At the same time, her success has arguably derived from an ability to relate to the wide variety of people who come through a museum’s doors. “That includes a great knack for interacting with rich people,” says Munro, “an important attribute for a museum director. She fits smoothly into their world without making it seem like she’s trying too hard—yet she can turn around and go out with you to a dive bar and it would never seem like she’s slumming.”
“Once you know her, she lets her hair down,” says Standish. Feldman once dressed as a coquettish Eve for a Halloween party at the Fresno museum, complete with an apple and fake snake around her neck. She road-tripped through
Mississippi, supping on condensed Campbell’s tomato soup at a small-town diner. “Kaywin has a way of expressing her tremendous enthusiasm for art that never comes across as elitist or pretentious,” says Munro, “even while she’s elevating the conversation to higher levels.” He adds, “Except when she’s talking about Austin Powers. She loves Austin Powers.”

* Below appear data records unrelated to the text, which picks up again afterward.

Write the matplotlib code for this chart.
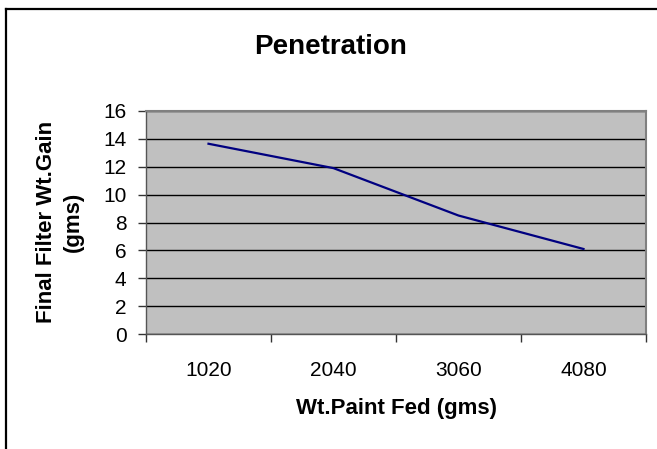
import matplotlib
matplotlib.use("Agg")
import matplotlib.pyplot as plt
from matplotlib.lines import Line2D

plt.rcParams['font.family'] = ['Liberation Sans', 'DejaVu Sans']

# data
paint_fed = ['1020', '2040', '3060', '4080']
filter_gain = [13.65, 11.9, 8.5, 6.1]
y_ticks = [0, 2, 4, 6, 8, 10, 12, 14, 16]

W, H = 657, 449
fig = plt.figure(figsize=(W / 100, H / 100), dpi=100)
ax = fig.add_axes([146 / W, 1 - 334 / H, 500 / W, 223 / H])

x = list(range(1, len(paint_fed) + 1))
ax.plot(x, filter_gain, color='#000080', lw=1.6, zorder=3)

ax.set_facecolor('#C0C0C0')
ax.set_xlim(0.5, len(paint_fed) + 0.5)
ax.set_ylim(0, 16)
ax.set_yticks(y_ticks)
ax.yaxis.grid(True, color='black', lw=1)
ax.set_axisbelow(True)

# category axis: ticks between categories, labels centred on them
ax.set_xticks([i + 0.5 for i in range(len(paint_fed) + 1)])
ax.set_xticklabels([])
ax.set_xticks(x, minor=True)
ax.set_xticklabels(paint_fed, minor=True)
ax.tick_params(axis='x', which='minor', length=0, pad=19.5, labelsize=15)
ax.tick_params(axis='x', which='major', length=6, width=1, color='#333333', direction='out')
ax.tick_params(axis='y', length=6, width=1, color='#333333', direction='out', labelsize=15, pad=8)

for s in ['top', 'right']:
    ax.spines[s].set_color('#808080')
    ax.spines[s].set_linewidth(1.5)
for s in ['left', 'bottom']:
    ax.spines[s].set_color('#555555')
    ax.spines[s].set_linewidth(1)

ax.set_xlabel('Wt.Paint Fed (gms)', fontsize=16, fontweight='bold', labelpad=13)

fig.text(60 / W, 1 - 222 / H, 'Final Filter Wt.Gain\n(gms)', rotation=90,
         ha='center', va='center', multialignment='center',
         fontsize=16, fontweight='bold', linespacing=1.4)

fig.text(331 / W, 1 - 54 / H, 'Penetration', ha='center', va='baseline',
         fontsize=20, fontweight='bold')

# outer chart border (only left and top visible in the crop)
fig.add_artist(Line2D([6 / W, 6 / W], [0, 1 - 9 / H], transform=fig.transFigure, color='black', lw=1.6))
fig.add_artist(Line2D([6 / W, 1], [1 - 9 / H, 1 - 9 / H], transform=fig.transFigure, color='black', lw=1.6))

fig.savefig('out.png', dpi=100)
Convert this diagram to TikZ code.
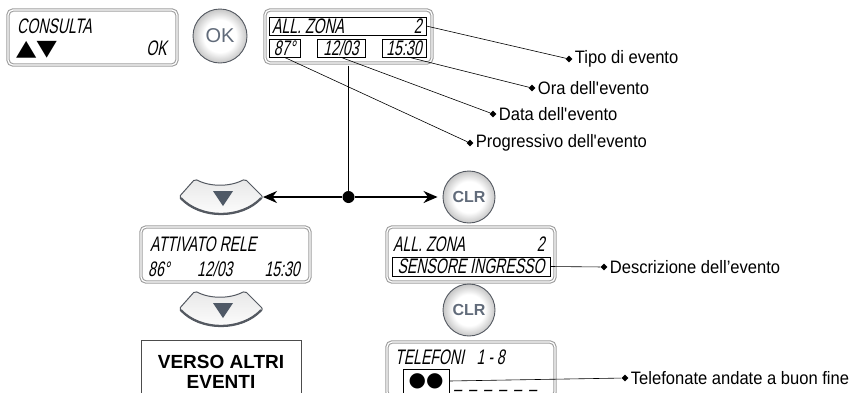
\documentclass[tikz,border=0pt]{standalone}
\usepackage{fontspec}
\setmainfont{Liberation Sans}
\newfontfamily\lcdfont{Liberation Sans}[FakeStretch=0.67,FakeSlant=0.2]
\newfontfamily\capfont{Liberation Sans}[FakeStretch=0.92]
\newfontfamily\symfont{DejaVu Sans}
\newfontfamily\arrowfont{DejaVu Sans}[FakeStretch=1.2]
\usepackage{tikz}
\usetikzlibrary{arrows.meta,shapes.geometric,positioning}
\definecolor{lcdgray}{rgb}{0.62, 0.62, 0.62}
\definecolor{keyrim}{rgb}{0.33, 0.35, 0.38}
\definecolor{keygray}{rgb}{0.31, 0.35, 0.40}
\definecolor{keytext}{rgb}{0.38, 0.42, 0.48}
\pgfdeclareradialshading{keyshade}{\pgfpoint{0bp}{0bp}}{%
  color(0bp)=(white); color(15bp)=(white); color(25bp)=(gray!45); color(50bp)=(gray!45)}
\tikzset{%
  lcd/.style={draw=lcdgray, double=white, double distance=1.2pt, line width=1.1pt, rounded corners=5pt},
  field/.style={draw=black, line width=0.7pt, inner sep=0pt, font=\lcdfont\fontsize{21}{21}\selectfont},
  lcdtext/.style={inner sep=0pt, font=\lcdfont\fontsize{21}{21}\selectfont},
  roundkey/.style={circle, draw=keyrim, line width=0.9pt, shading=keyshade,
    minimum size=52pt, inner sep=0pt, text=keytext},
  leader/.style={line width=0.6pt},
  pin/.style={diamond, fill=black, minimum size=7pt, inner sep=0pt},
  caption/.style={inner sep=1pt, font=\capfont\fontsize{18}{18}\selectfont},
  flow/.style={line width=1.8pt},
  dot/.style={circle, fill=black, minimum size=12pt, inner sep=0pt},
}

\begin{document}
\begin{tikzpicture}[x=1pt,y=-1pt]
  \useasboundingbox (0,0) rectangle (849,392);

  % first display and OK key
  \node[lcd, minimum width=169pt, minimum height=55pt] (dispA) at (92.5,37.5) {};
  \node[lcdtext, anchor=base west] (consulta) at (17,33) {CONSULTA};
  \node[anchor=base west, inner sep=0pt, font=\arrowfont\fontsize{22}{22}\selectfont] (updown) at (16,55) {▲▼};
  \node[lcdtext, anchor=base east] (okA) at (167,55) {OK};
  \node[roundkey, minimum size=54pt, font=\fontsize{20}{20}\selectfont] (okKey) at (220,36) {OK};

  % event display
  \node[lcd, minimum width=167pt, minimum height=53pt] (dispB) at (348.5,36.5) {};
  \node[field, minimum width=157pt, minimum height=18pt] (fZona) at (347.5,26) {};
  \node[lcdtext, anchor=base west] (zonaB) at (272,33) {ALL. ZONA};
  \node[lcdtext, anchor=base east] (numB) at (422,33) {2};
  \node[field, minimum width=31pt, minimum height=18pt] (fProg) at (284.5,48) {87°};
  \node[field, minimum width=48pt, minimum height=18pt] (fData) at (341,48) {12/03};
  \node[field, minimum width=44pt, minimum height=18pt] (fOra) at (404,48) {15:30};

  \node[pin] (pinTipo) at (569,59) {};
  \node[caption, right=1pt of pinTipo] (capTipo) {Tipo di evento};
  \node[pin] (pinOra) at (532,88) {};
  \node[caption, right=1pt of pinOra] (capOra) {Ora dell\textquotesingle evento};
  \node[pin] (pinData) at (493,114) {};
  \node[caption, right=1pt of pinData] (capData) {Data dell\textquotesingle evento};
  \node[pin] (pinProg) at (470,143) {};
  \node[caption, right=1pt of pinProg] (capProg) {Progressivo dell\textquotesingle evento};

  \draw[leader] (fZona.east) -- (pinTipo);
  \draw[leader] (fOra.-60) -- (pinOra);
  \draw[leader] (fData.south) -- (pinData);
  \draw[leader] (fProg.south) -- (pinProg);

  % down keys
  \foreach \y/\nm in {197/keyA, 309/keyB}
  {
    \shadedraw[top color=gray!18, bottom color=white, draw=keyrim, line width=1pt, rounded corners=2pt]
      (195,\y-18) .. controls (210,\y-10) and (230,\y-10) .. (245,\y-18)
      -- (263,\y) .. controls (242,\y+23) and (200,\y+23) .. (179,\y) -- cycle;
    \draw[keyrim, line width=1.8pt] (261,\y+1) .. controls (241,\y+22) and (201,\y+22) .. (181,\y+1);
    \fill[keygray] (213,\y-6) -- (233,\y-6) -- (223,\y+9) -- cycle;
    \coordinate (\nm) at (263,\y);
  }

  \node[roundkey, font=\bfseries\fontsize{16}{16}\selectfont] (clrA) at (469,197) {CLR};
  \node[dot] (junc) at (348.5,197) {};
  \draw[flow, shorten <=2pt] (dispB.south) -- (junc);
  \draw[flow, -{Stealth[length=14pt,width=12pt]}] (junc) -- (keyA);
  \draw[flow, -{Stealth[length=14pt,width=12pt]}, shorten >=5pt] (junc) -- (clrA);

  % next event
  \node[lcd, minimum width=169pt, minimum height=55pt] (dispC) at (225.5,254.5) {};
  \node[lcdtext, anchor=base west] (attivato) at (150,251) {ATTIVATO RELE};
  \node[lcdtext, anchor=base west] (progC) at (148,276) {86°};
  \node[lcdtext, anchor=base west] (dataC) at (197,276) {12/03};
  \node[lcdtext, anchor=base east] (oraC) at (300,276) {15:30};

  \node[draw=gray!60!black, line width=0.8pt, minimum width=160pt, minimum height=62pt, anchor=north,
    align=center, font=\bfseries\fontsize{19}{20}\selectfont] (verso) at (221,340) {VERSO ALTRI\\EVENTI};

  % description
  \node[lcd, minimum width=168pt, minimum height=55pt] (dispD) at (471,254.5) {};
  \node[lcdtext, anchor=base west] (zonaD) at (393,251) {ALL. ZONA};
  \node[lcdtext, anchor=base east] (numD) at (545,251) {2};
  \node[field, minimum width=158pt, minimum height=19pt] (fSensore) at (471,266.5) {SENSORE INGRESSO};
  \node[pin] (pinDescr) at (604,267) {};
  \node[caption, right=1pt of pinDescr] (capDescr) {Descrizione dell’evento};
  \draw[leader] (fSensore.east) -- (pinDescr);

  \node[roundkey, font=\bfseries\fontsize{16}{16}\selectfont] (clrB) at (469,310) {CLR};

  % phone calls
  \node[lcd, minimum width=168pt, minimum height=55pt] (dispE) at (471,369.5) {};
  \node[lcdtext, anchor=base west] (telefoni) at (395,364) {TELEFONI};
  \node[lcdtext, anchor=base east] (range) at (505,364) {1 - 8};
  \node[field, minimum width=46pt, minimum height=24pt, font=\symfont\fontsize{20}{20}\selectfont] (fTel) at (426,381) {●●};
  \foreach \i in {0,...,5}
    \node[lcdtext, anchor=base west] (dash\i) at (455+15*\i,387) {\_};
  \node[pin] (pinTel) at (625,378) {};
  \node[caption, right=1pt of pinTel] (capTel) {Telefonate andate a buon fine};
  \draw[leader] (fTel.east) -- (pinTel);
\end{tikzpicture}
\end{document}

Whatever its origins, Feldman’s style has worked for her—and her museums. Three years after she improved the attendance and finances of the Fresno Met, she took over the Brooks Museum of Art in Memphis. The Brooks had a stuffy reputation and was ignored by many Memphians. “Elitist across the board,” says one longtime observer. A former board member recalls: “You could walk into this institution and the only sound you would hear is that of your own feet walking across the rotunda.” By the time Feldman resigned last year to take the job in Minneapolis, the Brooks was a different institution. Attendance was up 35 percent. Membership had tripled. The budget had doubled. And a $5 million gift—the largest in the museum’s history—had been secured. Feldman was starting to be whispered about in museum circles as a wunderkind, a miracle worker.